**DIRECTIVE:** Copy exactly the lines from the line containing "Recreate this image" to the line containing "minimum width=257pt, minimum", both lines included, and omit any pictures.

Start of RECORDS TO PROCESS

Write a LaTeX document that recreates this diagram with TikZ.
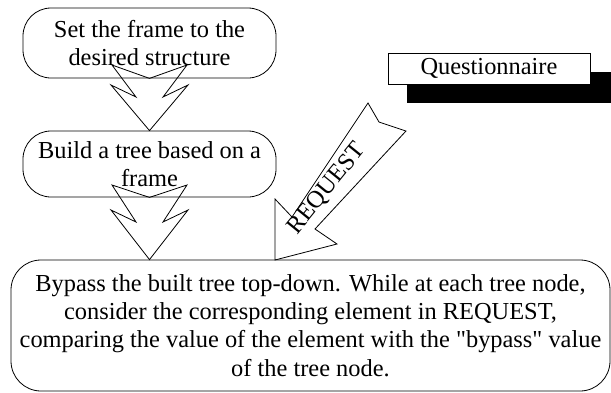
\documentclass[tikz,border=0pt]{standalone}
\usepackage{fontspec}
\setmainfont{Liberation Serif}
\begin{document}
\begin{tikzpicture}[x=1pt,y=-1pt,
  every node/.style={font=\fontsize{24.4}{28.3}\selectfont},
  box/.style={draw, line width=0.8pt, inner sep=0pt, align=center},
  blockarrow/.style={draw, line width=0.8pt, line join=miter}]
\useasboundingbox (0,0) rectangle (611,392);
% boxes
\node[box, rounded corners=28pt, minimum width=253pt, minimum height=70pt] (b1) at (149.5,43) {Set the frame to the\\desired structure};
\node[box, rounded corners=28pt, minimum width=253pt, minimum height=66pt] (b2) at (149.5,164) {Build a tree based on a\\frame};
\node[box, rounded corners=30pt, minimum width=599pt, minimum height=131pt] (b3) at (310.5,325.5) {Bypass the built tree top-down. While at each tree node,\\consider the corresponding element in REQUEST,\\comparing the value of the element with the \textquotedbl bypass\textquotedbl{} value\\of the tree node.};
% questionnaire with shadow
\node[fill=black, inner sep=0pt, minimum width=204pt, minimum height=31pt] (qs) at (509,87.5) {};
\node[box, fill=white, minimum width=202pt, minimum height=31pt] (q) at (489,68.5) {Questionnaire};
% block arrows
\coordinate (t1) at (b2.north);
\coordinate (t2) at (b3.north -| b1.south);
\draw[blockarrow] (112,65) -- (b1.south) -- (187,65) -- (163,97) -- (188,85) -- (t1) -- (111,85) -- (136,97) -- cycle;
\draw[blockarrow] (112,185) -- (b2.south) -- (187,185) -- (163,222) -- (188,210) -- (t2) -- (111,210) -- (136,222) -- cycle;
\coordinate (t3) at (275,260);
\draw[blockarrow] (t3) -- (275,199) -- (292,217) -- (368,103) -- (379,122) -- (406,131) -- (315,229) -- (337,244) -- cycle;
\node[rotate=51, inner sep=0pt] (req) at (327,189) {REQUEST};
\end{tikzpicture}
\end{document}
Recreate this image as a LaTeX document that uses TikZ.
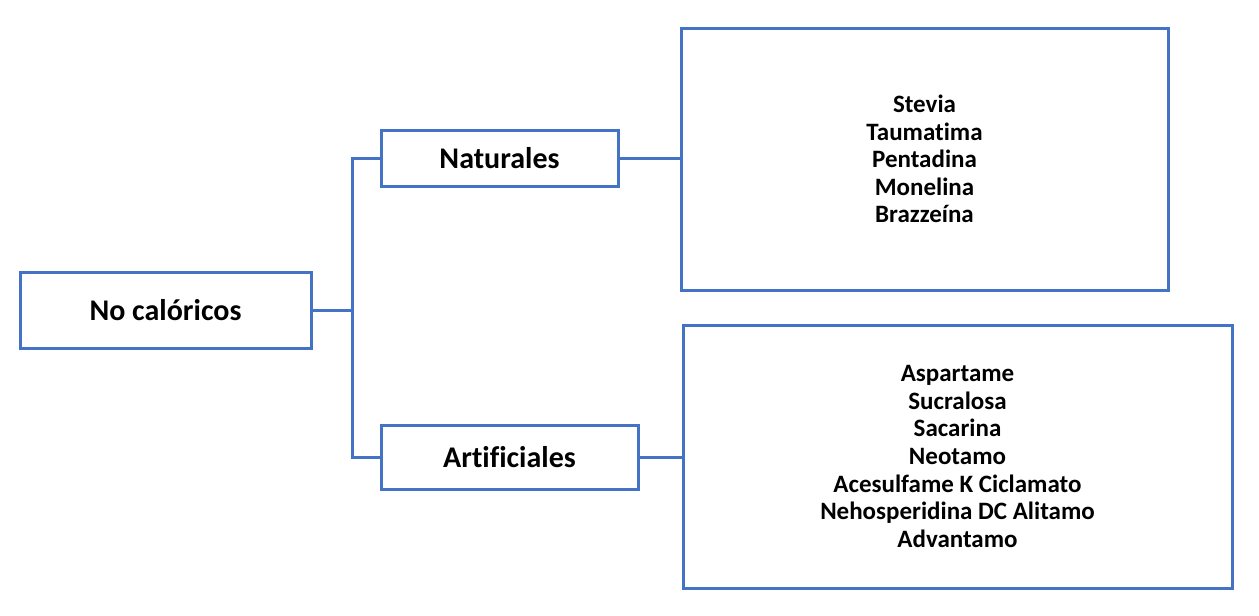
\documentclass[tikz,border=0pt]{standalone}
\usepackage{fontspec}
\setmainfont{Carlito}[Ligatures=NoCommon]
\definecolor{boxblue}{RGB}{68,114,196}
\usepackage{tikz}
\tikzset{
  catbox/.style={draw=boxblue, line width=3pt, rectangle, outer sep=0pt, inner sep=0pt,
    font=\bfseries\fontsize{30}{34}\selectfont},
  listbox/.style={draw=boxblue, line width=3pt, rectangle, outer sep=0pt, inner sep=0pt, align=center,
    font=\bfseries\fontsize{25}{27.6}\selectfont},
  link/.style={draw=boxblue, line width=3pt}
}

\begin{document}
\begin{tikzpicture}[x=1pt, y=-1pt]
  \useasboundingbox (0,0) rectangle (1259,616);
  % main category
  \node[catbox, minimum width=291pt, minimum height=76pt] (root) at (165.5,310) {No calóricos};

  % branches
  \node[catbox, minimum width=237pt, minimum height=56pt] (nat) at (499.5,158) {Naturales};
  \node[catbox, minimum width=257pt, minimum height=64pt] (art) at (509.5,457) {Artificiales};

  % lists
  \node[listbox, minimum width=487pt, minimum height=262pt] (natlist) at (924.5,159)
    {Stevia\\Taumatima\\Pentadina\\Monelina\\Brazzeína};
  \node[listbox, minimum width=549pt, minimum height=263pt] (artlist) at (957.5,456.5)
    {Aspartame\\Sucralosa\\Sacarina\\Neotamo\\Acesulfame K Ciclamato\\Nehosperidina DC Alitamo\\Advantamo};

  % connectors
  \coordinate (fork) at (352,310);
  \draw[link] (root) -- (fork);
  \draw[link] (nat.west) -| (fork);
  \draw[link] (art.west) -| (fork);
  \draw[link] (nat) -- (nat -| natlist.west);
  \draw[link] (art) -- (art -| artlist.west);
\end{tikzpicture}
\end{document}
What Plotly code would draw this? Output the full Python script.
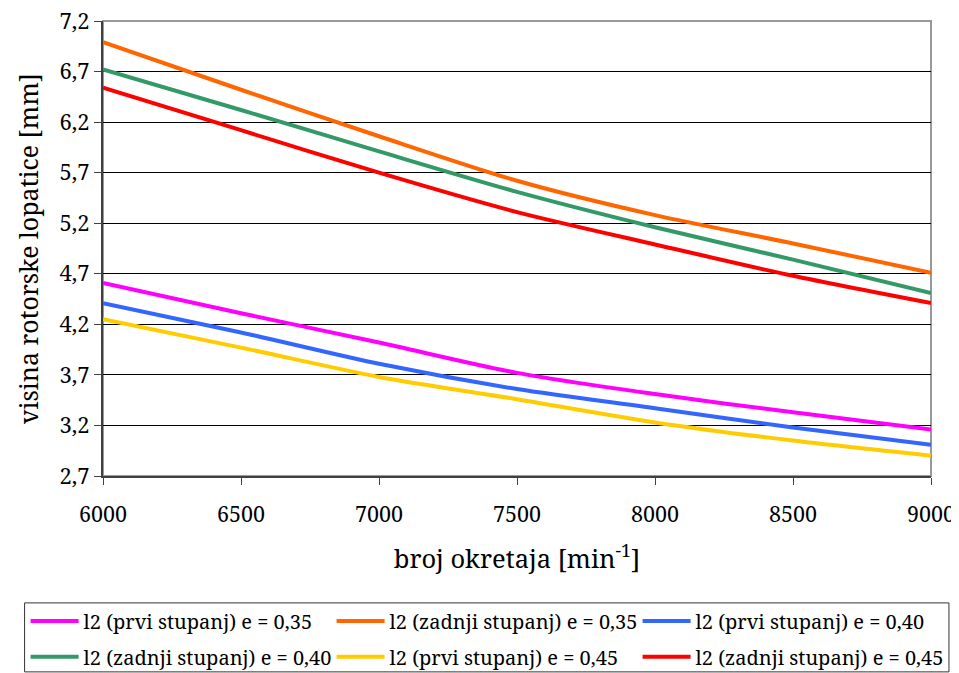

End of RECORDS TO PROCESS

**FULL ANSWER:**
Recreate this image as a LaTeX document that uses TikZ.
\documentclass[tikz,border=0pt]{standalone}
\usepackage{fontspec}
\setmainfont{Carlito}[Ligatures=NoCommon]
\definecolor{boxblue}{RGB}{68,114,196}
\usepackage{tikz}
\tikzset{
  catbox/.style={draw=boxblue, line width=3pt, rectangle, outer sep=0pt, inner sep=0pt,
    font=\bfseries\fontsize{30}{34}\selectfont},
  listbox/.style={draw=boxblue, line width=3pt, rectangle, outer sep=0pt, inner sep=0pt, align=center,
    font=\bfseries\fontsize{25}{27.6}\selectfont},
  link/.style={draw=boxblue, line width=3pt}
}

\begin{document}
\begin{tikzpicture}[x=1pt, y=-1pt]
  \useasboundingbox (0,0) rectangle (1259,616);
  % main category
  \node[catbox, minimum width=291pt, minimum height=76pt] (root) at (165.5,310) {No calóricos};

  % branches
  \node[catbox, minimum width=237pt, minimum height=56pt] (nat) at (499.5,158) {Naturales};
  \node[catbox, minimum width=257pt, minimum height=64pt] (art) at (509.5,457) {Artificiales};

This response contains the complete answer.